Provided $a \ne 0$, $\chi = (a^T a)^{-1}(a^T b)$.
Thus, the component of $b$ in the direction of $a$ is given by
- $$z = \chi a = (a^T a)^{-1} (a^T b) a = a(a^T a)^{-1}(a^T b) = [a(a^T a)^{-1}a^T ] b = [\frac{1}{a^T a} a a^T ] b$$
- Notice $(a^Ta)^{-1}$ and $a^T b$ are both scalars.

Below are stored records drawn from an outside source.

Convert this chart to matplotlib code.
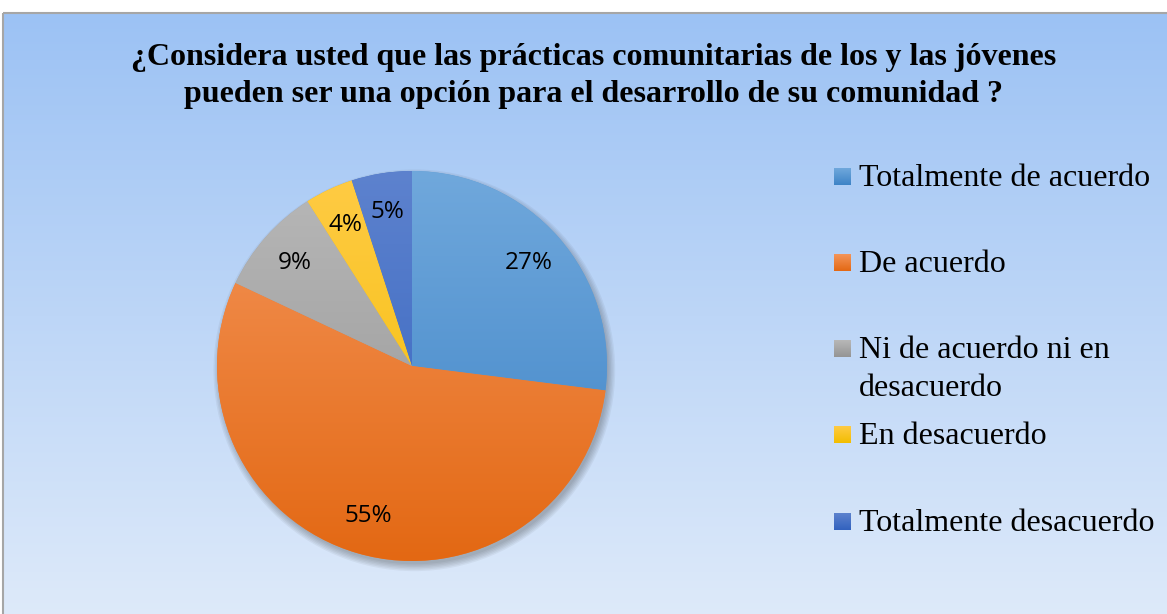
import numpy as np
import matplotlib
matplotlib.use("Agg")
import matplotlib.pyplot as plt
from matplotlib.patches import Rectangle, Circle
from matplotlib.colors import LinearSegmentedColormap

title = ("¿Considera usted que las prácticas comunitarias de los y las jóvenes\n"
         "pueden ser una opción para el desarrollo de su comunidad ?")
labels = ["Totalmente de acuerdo", "De acuerdo", "Ni de acuerdo ni en\ndesacuerdo",
          "En desacuerdo", "Totalmente desacuerdo"]
values = [27, 55, 9, 4, 5]
top_colors = ["#70A8DC", "#F4955A", "#B8B8B8", "#FFCB45", "#5D82CE"]
bottom_colors = ["#3D83C6", "#E36813", "#949494", "#F2BD00", "#3262BE"]
mid_colors = ["#5B9BD5", "#ED7D31", "#A5A5A5", "#FFC000", "#4472C4"]

W, H = 1167, 614
fig = plt.figure(figsize=(W / 100, H / 100), dpi=100)
fig.patch.set_facecolor("white")

# background with gradient and border
bg = fig.add_axes([0, 0, 1, 1])
bg.set_xlim(0, W)
bg.set_ylim(H, 0)
bg.axis("off")
grad = np.linspace(0, 1, 256).reshape(-1, 1)
bgcmap = LinearSegmentedColormap.from_list("bg", ["#9CC2F4", "#DEEAFA"])
bg.imshow(grad, cmap=bgcmap, extent=[3, W + 5, H + 5, 13], aspect="auto", zorder=0)
bg.add_patch(Rectangle((3, 13), W + 10, H + 10, fill=False, edgecolor="#A6A6A6", lw=1.5, zorder=1))

# pie
cx, cy, R = 412, 366, 195
L = 1.08  # room for the shadow
ax = fig.add_axes([(cx - L * R) / W, (H - cy - L * R) / H, 2 * L * R / W, 2 * L * R / H])
ax.axis("off")

for i in range(6):
    ax.add_patch(Circle((0.012, -0.022), 0.995 + 0.007 * i, facecolor="#303030",
                        alpha=0.06, edgecolor="none", zorder=0))

wedges, texts, autotexts = ax.pie(values, colors=mid_colors, startangle=90, counterclock=False,
                                  autopct="%1.0f%%", pctdistance=0.8, radius=1.0,
                                  wedgeprops=dict(edgecolor="none", linewidth=0),
                                  textprops=dict(family="Open Sans", fontsize=17.5, color="black"))
ax.set_xlim(-L, L)
ax.set_ylim(-L, L)

for w, c0, c1 in zip(wedges, top_colors, bottom_colors):
    cm = LinearSegmentedColormap.from_list("g", [c0, c1])
    im = ax.imshow(grad, cmap=cm, extent=[-1, 1, -1, 1], aspect="auto", zorder=2)
    im.set_clip_path(w)
    w.set_zorder(1)
ax.set_xlim(-L, L)
ax.set_ylim(-L, L)
for t in autotexts:
    t.set_zorder(5)

# title
fig.text(594 / W, 1 - 76 / H, title, ha="center", va="center", family="Liberation Serif",
         fontweight="bold", fontsize=23, linespacing=1.4)

# legend drawn by hand
row_y = [177, 263, 349, 435, 522]
for lab, y, c0, c1 in zip(labels, row_y, top_colors, bottom_colors):
    cm = LinearSegmentedColormap.from_list("g", [c0, c1])
    bg.imshow(grad, cmap=cm, extent=[834, 851, y + 8.5, y - 8.5], aspect="auto", zorder=3)
    bg.text(859, y + 9, lab.split("\n")[0], ha="left", va="baseline", family="Liberation Serif",
            fontsize=23, zorder=4)
    if "\n" in lab:
        bg.text(859, y + 47, lab.split("\n")[1], ha="left", va="baseline",
                family="Liberation Serif", fontsize=23, zorder=4)
bg.set_xlim(0, W)
bg.set_ylim(H, 0)

fig.savefig("out.png", dpi=100)
plt.close(fig)
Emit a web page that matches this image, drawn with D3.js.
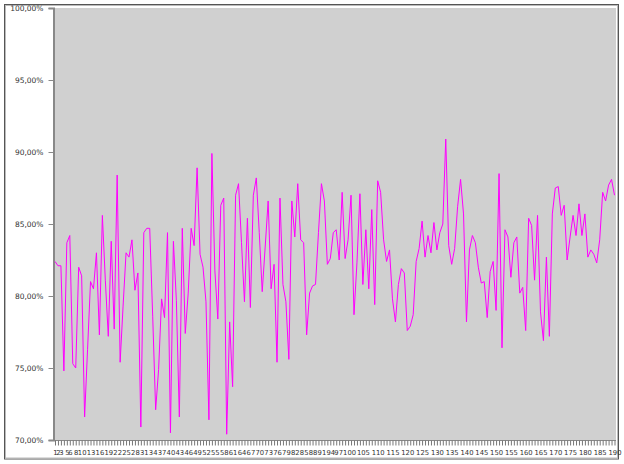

- We say that, given vector $a$, the matrix that projects any given vector $b$ onto the space spanned by $a$ is given by
- $$a(a^T a)^{-1}a^T = \frac{1}{a^T a} a a^T$$
The component of $b$ orthogonal (perpendicular) to $a$ is given by
- $$w = b - z = b - (a(a^T a)^{-1}a^T ) b = Ib - (a(a^T a)^{-1}a^T )b = (I - a(a^T a)^{-1}a^T )b$$
- We say that, given vector $a$, the matrix that projects any given vector $b$ onto the space spanned by $a$ is given by
- $$I - a(a^T a)^{-1}a^T = I - \frac{1}{a^T a} a a^T$$
Set $v^T = (a^T a)^{-1}a^T$,
- $z = (a v^T) b$
- $w = (I - a v^T) b$
- Notice $(I - a v^T)$ is a rank-1 update to the identity matrix.
Given $a, x \in \mathbb {R}^ m$, we can use $P_ a( x )$ and $P_ a ^{\perp}( x )$ to represent the projection of vector $x$ onto ${\rm Span}({ a} )$ and ${\rm Span}({ a} )^{\perp}$.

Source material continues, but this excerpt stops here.